Knutson said the “vast majority” of behavioral health conditions fall in the mild to moderate category and can be appropriately handled in primary care, whether by existing clinicians or by adopting a collaborative care model.

On top of that, she denounced the way behavioral health providers are paid, which is usually on a fee-for-service basis, meaning they can usually only treat patients face-to-face or using telehealth.

“Fee-for-service rates often don’t scale appropriately, depending on the patient complexity,” Knutson said. “So oftentimes, payers are paying the same amount for treatment of ADHD as a medication visit for schizophrenia, and the work involved in those two is quite different.”
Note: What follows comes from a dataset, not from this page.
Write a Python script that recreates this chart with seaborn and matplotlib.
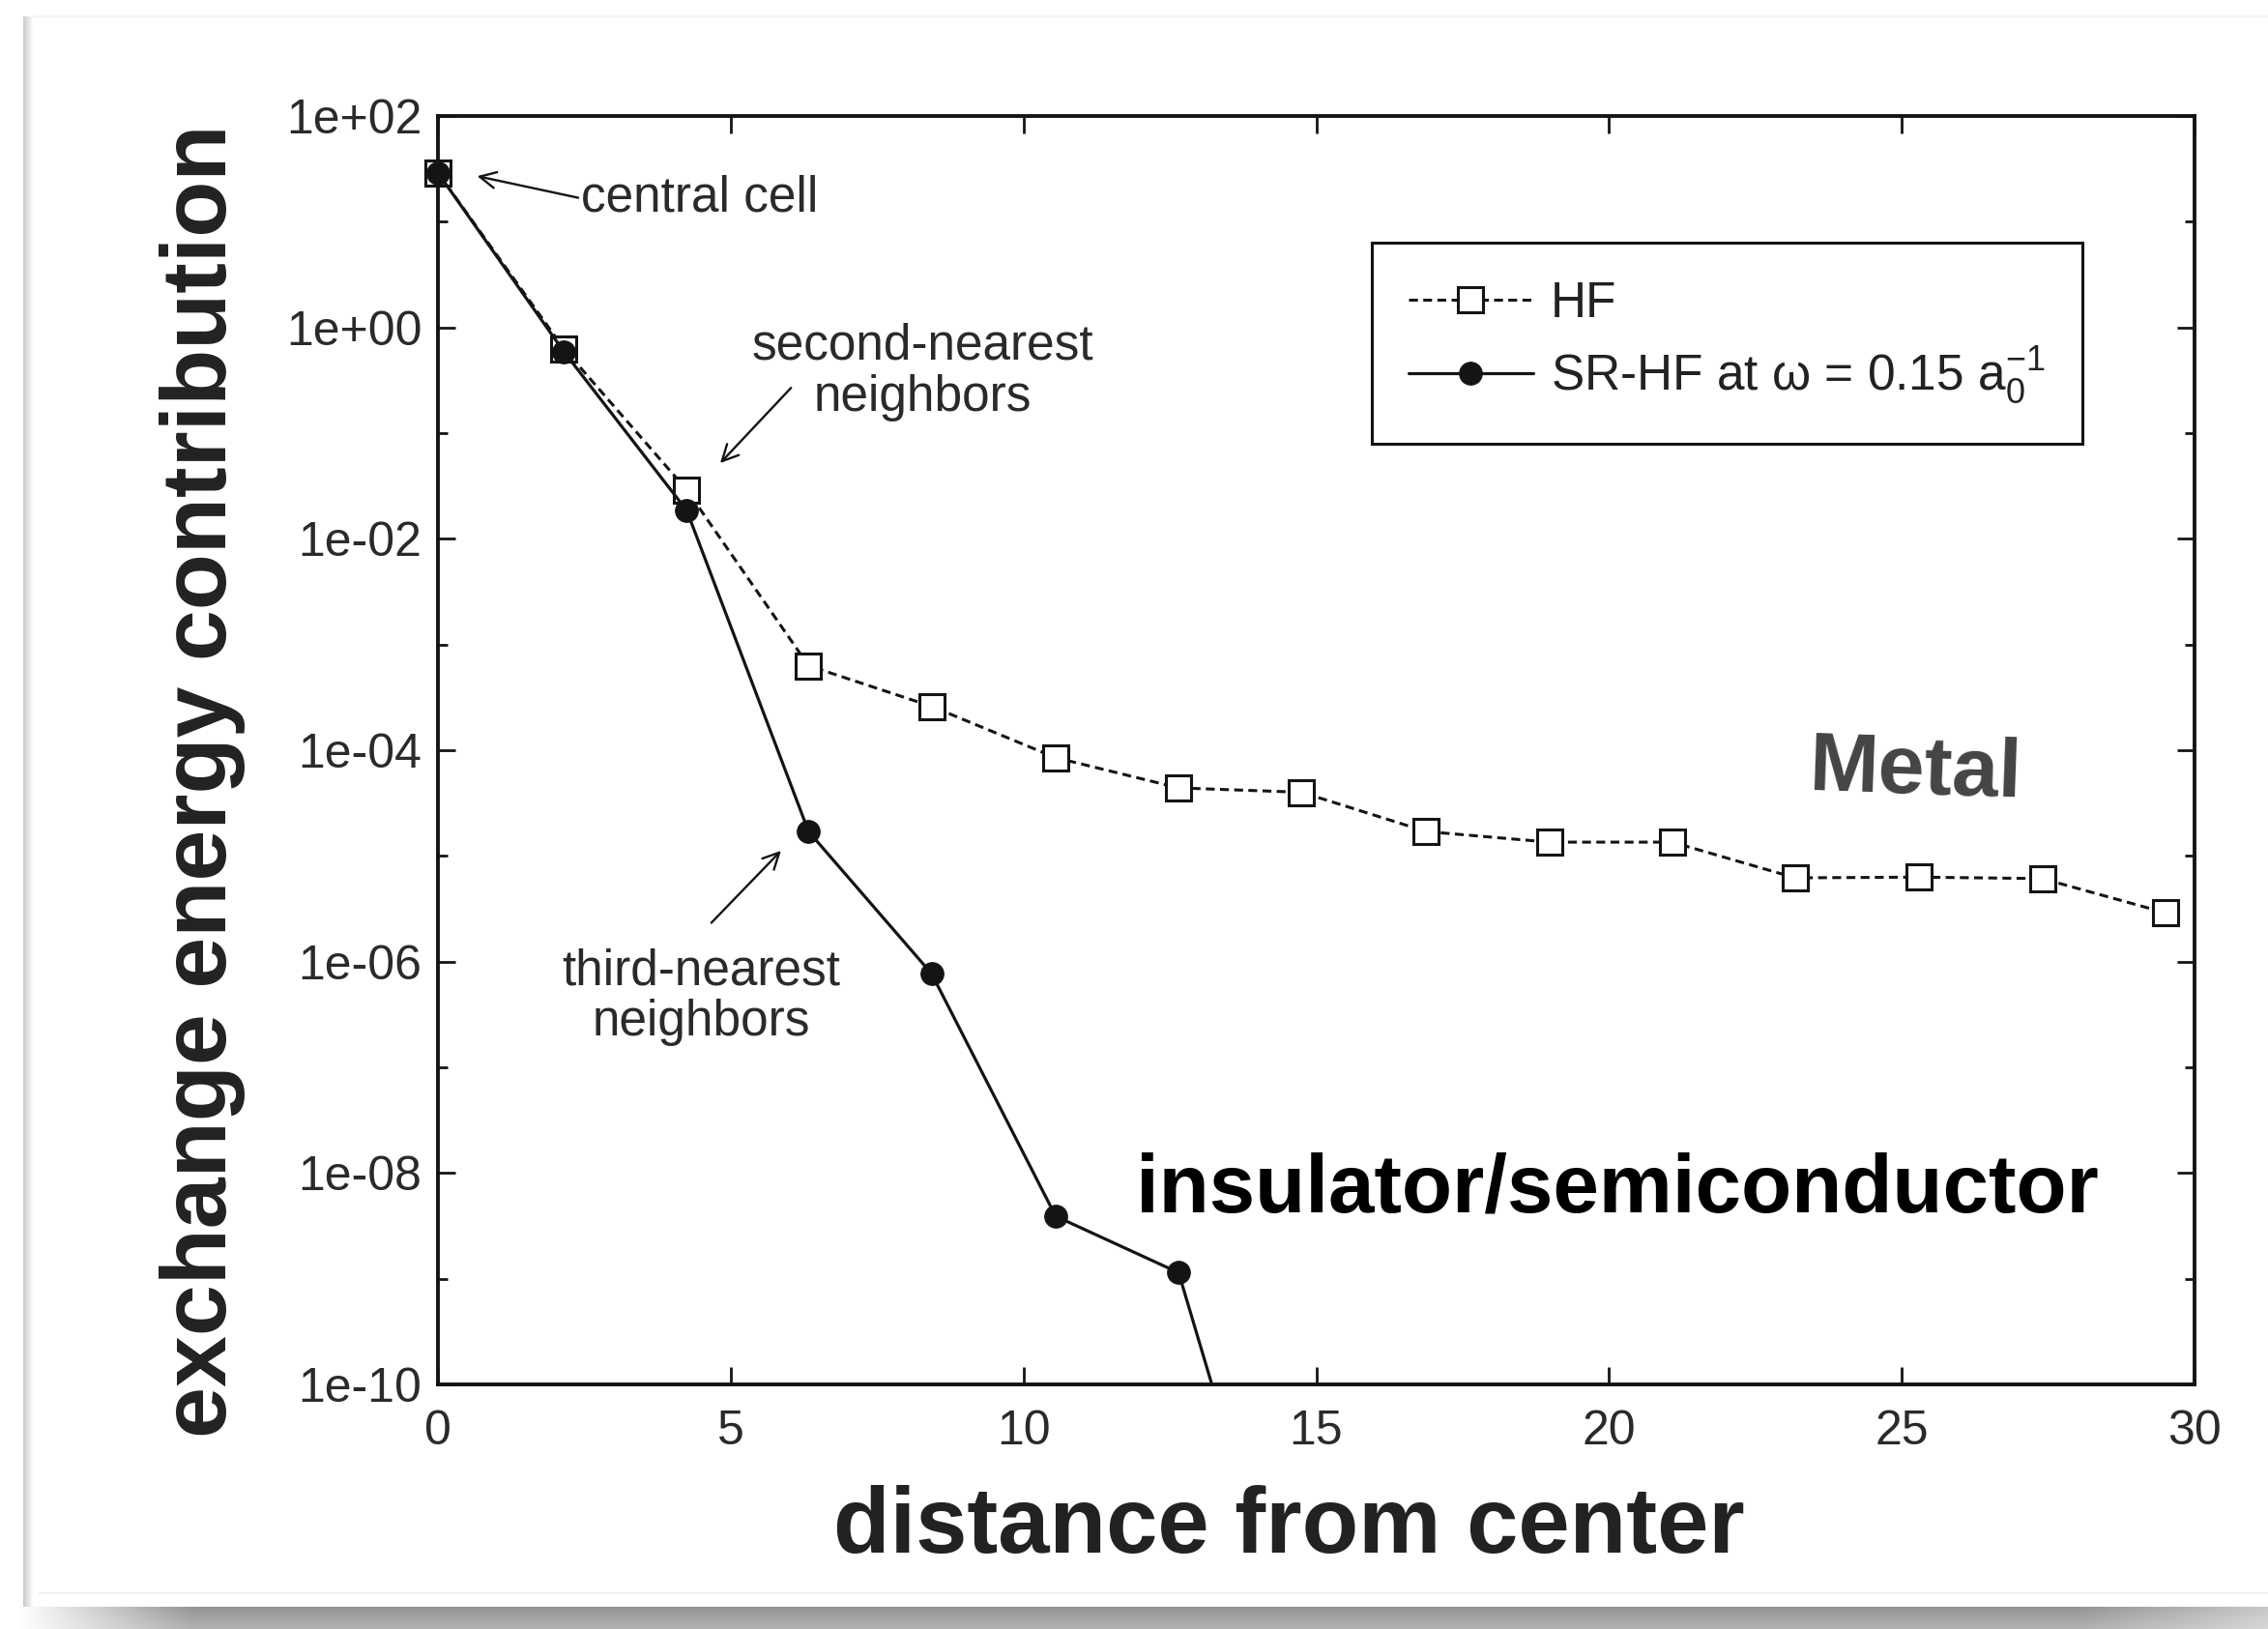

Additionally, fee-for-service doesn’t account for interventions between visits — such as phone calls to see how patients are doing on new medication, for example — which Knutson calls among the most impactful in patient care. 

“That phone call is often the difference between a person staying in treatment … and never coming back,” she said. “But that telephone call … isn’t paid for in that current fee-for-service environment, and so, honestly, many providers really can’t do that.”

As such, she said there’s a “major opportunity” to invest more in outpatient behavioral health care.

“If we could give people better access to those treatments in the outpatient setting, we should be able to see not only … an improvement in the behavioral outcomes and a reduction in the spend for behavioral health, but also improvement in management of co-occurring medical conditions and a corresponding reduction in the total cost of care. So this is the whole financial value-proposition for behavioral health.”